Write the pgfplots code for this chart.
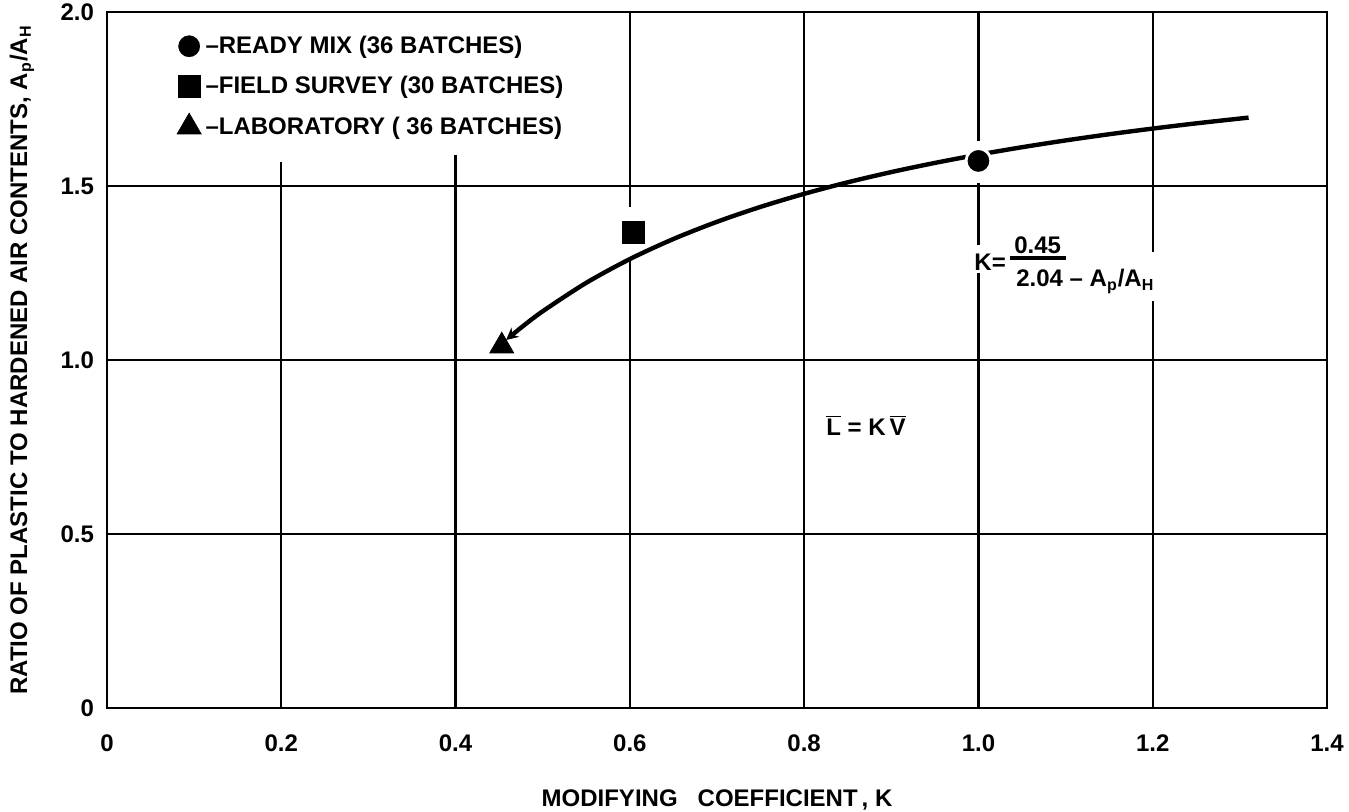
\documentclass[border=0pt]{standalone}
\usepackage{fontspec}
\setmainfont{Liberation Sans}
\usepackage{pgfplots}
\pgfplotsset{compat=1.18}
\usetikzlibrary{arrows.meta}
\newcommand{\lf}{\bfseries\fontsize{12}{14}\selectfont}
\begin{document}
\begin{tikzpicture}
\begin{axis}[
  set layers,
  scale only axis, width=610pt, height=348pt,
  xmin=0, xmax=1.4, ymin=0, ymax=2.0,
  xtick={0,0.2,0.4,0.6,0.8,1.0,1.2,1.4},
  xticklabels={0,0.2,0.4,0.6,0.8,1.0,1.2,1.4},
  ytick={0,0.5,1,1.5,2},
  yticklabels={0,0.5,1.0,1.5,2.0},
  major tick length=0pt,
  tick label style={font=\lf},
  xticklabel style={yshift=-10pt},
  yticklabel style={xshift=-3pt},
  axis line style={line width=1.2pt},
  every axis x label/.style={at={(axis description cs:0.5,0)}, yshift=-46pt, anchor=center, font=\lf},
  every axis y label/.style={at={(axis description cs:0,0.5)}, xshift=-42.5pt, rotate=90, anchor=center, font=\lf},
  xlabel={MODIFYING\ \ \ COEFFICIENT\,, K},
  ylabel={RATIO OF PLASTIC TO HARDENED AIR CONTENTS, A\textsubscript{p}/A\textsubscript{H}},
  legend image code/.code={\draw[#1] plot coordinates {(0cm,0cm)};},
  legend style={at={(axis cs:0.075,1.955)}, anchor=north west, draw=none, fill=none,
    font=\lf, row sep=6pt, inner sep=2pt},
  legend cell align=left,
]
\coordinate (sw) at (rel axis cs:0,0);
\coordinate (ne) at (rel axis cs:1,1);
% grid lines
\begin{pgfonlayer}{axis grid}
\draw[line width=1.1pt] (axis cs:0,0.5) -- (axis cs:1.4,0.5);
\draw[line width=1.1pt] (axis cs:0,1.0) -- (axis cs:1.4,1.0);
\draw[line width=1.1pt] (axis cs:0,1.5) -- (axis cs:1.4,1.5);
\draw[line width=1.1pt] (axis cs:0.2,0) -- (axis cs:0.2,1.57);
\draw[line width=1.1pt] (axis cs:0.4,0) -- (axis cs:0.4,1.59);
\draw[line width=1.1pt] (axis cs:0.6,0) -- (axis cs:0.6,1.29);
\draw[line width=1.1pt] (axis cs:0.6,1.44) -- (axis cs:0.6,2);
\draw[line width=1.1pt] (axis cs:0.8,0) -- (axis cs:0.8,2);
\draw[line width=1.1pt] (axis cs:1.0,0) -- (axis cs:1.0,1.25);
\draw[line width=1.1pt] (axis cs:1.0,1.33) -- (axis cs:1.0,1.51);
\draw[line width=1.1pt] (axis cs:1.0,1.63) -- (axis cs:1.0,2);
\draw[line width=1.1pt] (axis cs:1.2,0) -- (axis cs:1.2,1.17);
\draw[line width=1.1pt] (axis cs:1.2,1.31) -- (axis cs:1.2,2);
\end{pgfonlayer}
% fitted curve K = 0.45/(2.04 - Ap/AH)
\addplot[line width=2.2pt, smooth, -{Stealth[length=6pt,width=6pt]}, forget plot] coordinates {
(1.31,1.6965) (1.25,1.68) (1.2,1.665) (1.15,1.6487) (1.1,1.6309) (1.05,1.6114)
(1.0,1.59) (0.95,1.5663) (0.9,1.54) (0.85,1.5106) (0.8,1.4775) (0.75,1.44)
(0.7,1.3971) (0.65,1.3477) (0.6,1.29) (0.55,1.2218) (0.5,1.14) (0.475,1.0926) (0.458,1.0575)
};
\addplot[only marks, mark=*, mark size=6.2pt, mark options={fill=black, draw=white, line width=1.4pt}] coordinates {(1.0,1.572)};
\addlegendentry{--READY MIX (36 BATCHES)}
\addplot[only marks, mark=square*, mark size=5.5pt, mark options={fill=black, draw=black}] coordinates {(0.604,1.368)};
\addlegendentry{--FIELD SURVEY (30 BATCHES)}
\addplot[only marks, mark=triangle*, mark size=6.9pt, mark options={fill=black, draw=black}] coordinates {(0.453,1.040)};
\addlegendentry{--LABORATORY ( 36 BATCHES)}
% annotations
\node[anchor=west, font=\lf, inner sep=0pt] at (axis cs:0.995,1.282) {K=};
\node[font=\lf, inner sep=0pt] at (axis cs:1.068,1.330) {0.45};
\draw[line width=1.8pt] (axis cs:1.036,1.293) -- (axis cs:1.101,1.293);
\node[anchor=west, font=\lf, inner sep=0pt] at (axis cs:1.043,1.226) {2.04 -- A\textsubscript{p}/A\textsubscript{H}};
\node[font=\lf] at (axis cs:0.871,0.813) {$\overline{\mbox{L}}$ = K\,$\overline{\mbox{V}}$};
\end{axis}
\pgfresetboundingbox
\path ([shift={(-53.5pt,-52pt)}]sw) rectangle ([shift={(11pt,6pt)}]ne);
\end{tikzpicture}
\end{document}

→ **What is asked**:
Reproduce every line exactly and omit all pictures.

→ **Exercise solution**:
Write the pgfplots code for this chart.
\documentclass[border=0pt]{standalone}
\usepackage{fontspec}
\setmainfont{Liberation Sans}
\usepackage{pgfplots}
\pgfplotsset{compat=1.18}
\usetikzlibrary{arrows.meta}
\newcommand{\lf}{\bfseries\fontsize{12}{14}\selectfont}
\begin{document}
\begin{tikzpicture}
\begin{axis}[
  set layers,
  scale only axis, width=610pt, height=348pt,
  xmin=0, xmax=1.4, ymin=0, ymax=2.0,
  xtick={0,0.2,0.4,0.6,0.8,1.0,1.2,1.4},
  xticklabels={0,0.2,0.4,0.6,0.8,1.0,1.2,1.4},
  ytick={0,0.5,1,1.5,2},
  yticklabels={0,0.5,1.0,1.5,2.0},
  major tick length=0pt,
  tick label style={font=\lf},
  xticklabel style={yshift=-10pt},
  yticklabel style={xshift=-3pt},
  axis line style={line width=1.2pt},
  every axis x label/.style={at={(axis description cs:0.5,0)}, yshift=-46pt, anchor=center, font=\lf},
  every axis y label/.style={at={(axis description cs:0,0.5)}, xshift=-42.5pt, rotate=90, anchor=center, font=\lf},
  xlabel={MODIFYING\ \ \ COEFFICIENT\,, K},
  ylabel={RATIO OF PLASTIC TO HARDENED AIR CONTENTS, A\textsubscript{p}/A\textsubscript{H}},
  legend image code/.code={\draw[#1] plot coordinates {(0cm,0cm)};},
  legend style={at={(axis cs:0.075,1.955)}, anchor=north west, draw=none, fill=none,
    font=\lf, row sep=6pt, inner sep=2pt},
  legend cell align=left,
]
\coordinate (sw) at (rel axis cs:0,0);
\coordinate (ne) at (rel axis cs:1,1);
% grid lines
\begin{pgfonlayer}{axis grid}
\draw[line width=1.1pt] (axis cs:0,0.5) -- (axis cs:1.4,0.5);
\draw[line width=1.1pt] (axis cs:0,1.0) -- (axis cs:1.4,1.0);
\draw[line width=1.1pt] (axis cs:0,1.5) -- (axis cs:1.4,1.5);
\draw[line width=1.1pt] (axis cs:0.2,0) -- (axis cs:0.2,1.57);
\draw[line width=1.1pt] (axis cs:0.4,0) -- (axis cs:0.4,1.59);
\draw[line width=1.1pt] (axis cs:0.6,0) -- (axis cs:0.6,1.29);
\draw[line width=1.1pt] (axis cs:0.6,1.44) -- (axis cs:0.6,2);
\draw[line width=1.1pt] (axis cs:0.8,0) -- (axis cs:0.8,2);
\draw[line width=1.1pt] (axis cs:1.0,0) -- (axis cs:1.0,1.25);
\draw[line width=1.1pt] (axis cs:1.0,1.33) -- (axis cs:1.0,1.51);
\draw[line width=1.1pt] (axis cs:1.0,1.63) -- (axis cs:1.0,2);
\draw[line width=1.1pt] (axis cs:1.2,0) -- (axis cs:1.2,1.17);
\draw[line width=1.1pt] (axis cs:1.2,1.31) -- (axis cs:1.2,2);
\end{pgfonlayer}
% fitted curve K = 0.45/(2.04 - Ap/AH)
\addplot[line width=2.2pt, smooth, -{Stealth[length=6pt,width=6pt]}, forget plot] coordinates {
(1.31,1.6965) (1.25,1.68) (1.2,1.665) (1.15,1.6487) (1.1,1.6309) (1.05,1.6114)
(1.0,1.59) (0.95,1.5663) (0.9,1.54) (0.85,1.5106) (0.8,1.4775) (0.75,1.44)
(0.7,1.3971) (0.65,1.3477) (0.6,1.29) (0.55,1.2218) (0.5,1.14) (0.475,1.0926) (0.458,1.0575)
};
\addplot[only marks, mark=*, mark size=6.2pt, mark options={fill=black, draw=white, line width=1.4pt}] coordinates {(1.0,1.572)};
\addlegendentry{--READY MIX (36 BATCHES)}
\addplot[only marks, mark=square*, mark size=5.5pt, mark options={fill=black, draw=black}] coordinates {(0.604,1.368)};
\addlegendentry{--FIELD SURVEY (30 BATCHES)}
\addplot[only marks, mark=triangle*, mark size=6.9pt, mark options={fill=black, draw=black}] coordinates {(0.453,1.040)};
\addlegendentry{--LABORATORY ( 36 BATCHES)}
% annotations
\node[anchor=west, font=\lf, inner sep=0pt] at (axis cs:0.995,1.282) {K=};
\node[font=\lf, inner sep=0pt] at (axis cs:1.068,1.330) {0.45};
\draw[line width=1.8pt] (axis cs:1.036,1.293) -- (axis cs:1.101,1.293);
\node[anchor=west, font=\lf, inner sep=0pt] at (axis cs:1.043,1.226) {2.04 -- A\textsubscript{p}/A\textsubscript{H}};
\node[font=\lf] at (axis cs:0.871,0.813) {$\overline{\mbox{L}}$ = K\,$\overline{\mbox{V}}$};
\end{axis}
\pgfresetboundingbox
\path ([shift={(-53.5pt,-52pt)}]sw) rectangle ([shift={(11pt,6pt)}]ne);
\end{tikzpicture}
\end{document}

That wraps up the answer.